Diwali (Deepavali), the "Festival of Lights" is just around the corner. It is the biggest and brightest Hindu festival in India. How about we enjoy some of the authentic sweets and savory? The first sweet that came to my mind is Badhusha, my all time favorite. Badhusha is similar to a glazed doughnut in terms of ingredients, but differs in texture and taste.
My Mom is an excellent cook especially with her authentic South Indian dishes. She passed this recipe to me about 10 years back and I have been making and enjoying it since then. These disk shaped Badhusha's are hand shaped then fried in oil and drunked in thick glossy sugar syrup. It's slightly crispy and glossy on the outside with soft flakey middles. Many think its complicated but not when you try this recipe. You can never go wrong if the ingredients are measured rightly.
Recipe Category: Sweet/Desert
Recipe Cuisine : Indian
Preparation Time - 30 minutes
Cooking Time - 20 minutes
Yields - 15-20 Numbers
Maida or All purpose flour (unbleached) - 1+1/2 cups
Yogurt - 1/2 cup
Sugar - 4 Tsp
Salt - 1 pinch
Ghee - 1/4 cup
Baking soda - 1/2 tsp
Baking powder - 1/4 tsp
Oil - for frying
For the sugar syrup:
Sugar - 1 cup
Sugar - 1 cup
Water - 3/4 cup
Saffron - few strands
Lemon juice - 1/4 tsp
- In a bowl mix the yogurt, sugar, ghee, baking powder, baking soda and salt with a spatula in a circular motion in the same direction until it turns creamy and butter like.
- Slowly add the maida in two batches to the above and continue the same method of mixing. It will start to look like crumbs (This will add the flakey layers inside once they are cooked).
- Now sprinkle about a tablespoon of water or less to knead it to form a soft dough.
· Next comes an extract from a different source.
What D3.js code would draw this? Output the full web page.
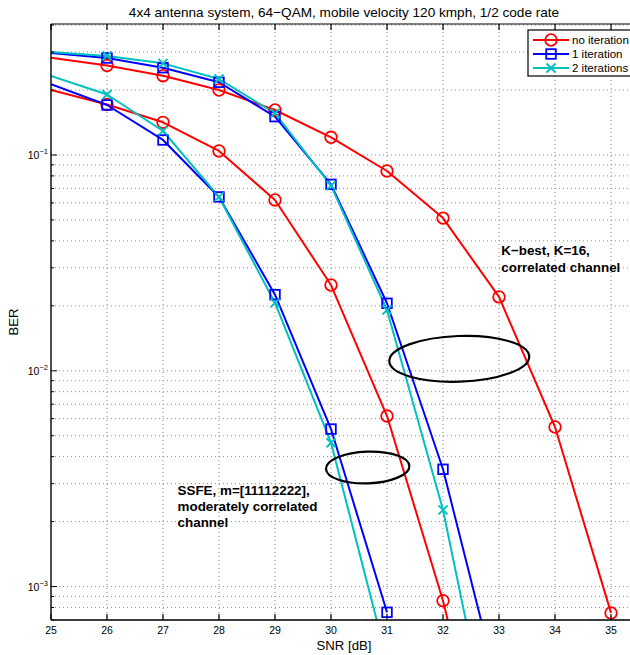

Highly recommend to knead for close to 10 mins.
- Divide the dough into small lemon sized balls and set aside to rest for 10 mins.
- Now its time to start shaping the Badhushas. You can simple flatten with a small dent in the middle (like mini doughnuts) or make decorative ends swirl.
- In a separate pan to make the sugar syrup, add the sugar and water to bring it to a boil stirring occasionally until it turns in a think syrupy consistency. To this add the lemon juice and saffron strands.
- In another pan or kadai, add the required oil for frying and heat in medium high. Always test with a tiny piece of dough to see it rising immediately for the right temperature.
- Now add the shaped Badhushas in small batches and once they all rise up set the flame to low for it to cook with the preheated oil itself. This method works well for the inside to cook throughly. When it turns light brown, flip it to the other side.
- Once the bubbles reduce remove it and drain it well to put them in the sugar syrup immediately. Leave it for few mins and flip to the other side as well.
- Now drain the excess syrup and transfer them to a parchment or foil lined tray to avoid sticking. You may decorate it with desiccated coconut, silvered almonds, or chopped nuts. Enjoy making and tasting !!!
- Make sure your dough is smooth and soft enough else it might crack easily.
- If your badhusha's dissolve in oil, add some flour to the dough and knead again.
- On the other hand, if they are hard you might have to add more ghee or oil.
- Lemon juice is added to the sugar syrup to avoid crystallization.
- Badhusha's are always best when it cools completely.
- Never refrigerate, its good to store in a clean container in room temperature for about a weeks time.